Think about it: Ultimately, the world is saved not because of the lone willpower of Superman’s heart, but because of his newfound ability to own his truth as his truth to provide, understanding that it’s not the one and only truth of the world that he (and others) fights for.
And indeed, his community — each of them rocking their own strengths, weaknesses, angles, and values — rallies to protect Jarhanpur (the Justice Gang) and expose Lex (the Daily Planet), and at the center of it all is Superman. Superman, who channels his humanistic tenacity to overcome Lex’s antihumanist gauntlet, from the pocket dimension prison to the Ultraman AI.
The question that remains: What does this world look like? Rick Flag Sr. and General Mori reluctantly muse on a future where metahumans call the shots, acting as they please with little regard to government oversight — Hawkgirl, for instance, straight up murders the Boravian president during the Justice Gang’s defense of Jarhanpur.3 Is this the world we want?
To that I would say: How would metahumans making the rules without any oversight be any different from the current people who make the rules without any oversight? In what way is this a more dangerous precedent than the one that already exists?
The power that each individual metahuman has belongs completely to them, and can be fully wielded with respect to what they believe in, while the power of people like Lex and Ghurkos is decentralized and dependent upon an unfeeling system that necessarily feeds upon the livelihood and freedom of human beings for the sake of profit and control. Even if Lex and/or Ghurkos had a change of heart, there’s still a whole, corrupt machine they’d have to answer to — their power is not theirs, but the machine’s.
In other words, metahuman power is much more real and independent than entirely contrived political power, and while you couldn’t call a “metatocracy” any more or less corruptable than the current system (because supervillains), its correction would simply depend on the actionable goodwill of people like Superman, Metamorpho, Mister Terrific, and other superheroes with humanistic principles, as opposed to a trail of paperwork that mysteriously vanishes on Pam Bondi’s desk.
And yes, when I say “metahumans,” I also mean you, me, and every human on the side of humans. “Meta,” by the way, is lifted straight from the Greek word meta, meaning “with, across, or after.”
Metahumans. How about that?
Pedestaling Superman would be romanticism.
“The rest,” in this case, would be the Lex’s blacksite detention facility in the pocket dimension, and his legion of keyboard monkeys. Superman, remember, lives in the world.

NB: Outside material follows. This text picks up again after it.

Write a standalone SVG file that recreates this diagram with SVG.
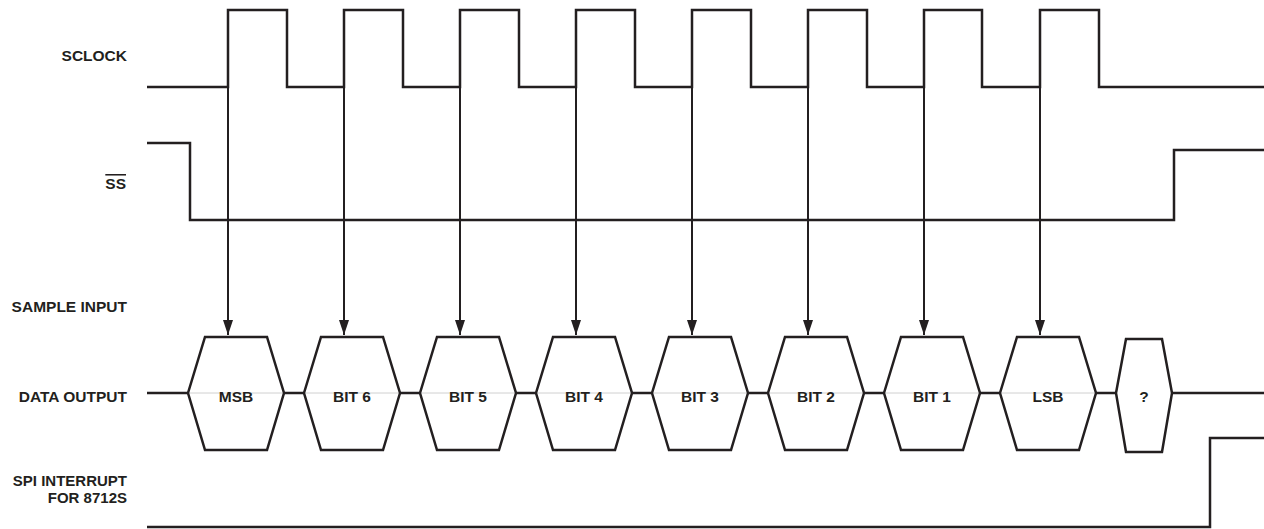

Doubtless that this action will form the basis for a show or film about Hawkgirl. In the comics, Kendra — a Hispanic-American woman — is tormented by the memory of her parents’ murder by a corrupt police officer. One can easily presume that her murder of the heinously corrupt Ghurkos was driven in part by that wound, assuming that part of her story is carried over into Gunn’s canon.








Insightful analysis of the themes in the film. "In what way is this a more dangerous precedent than the one that already exists?" and the subsequent question hit hard. Never thought of it that way but couldn't agree more. Also "nihilism that so often masquerades as subversion" is exactly how I felt about Man of Steel which is why the new Superman movie was a much-needed breath of fresh air
Hm, good points. This at least stands up Superman's heart as more than matter of course.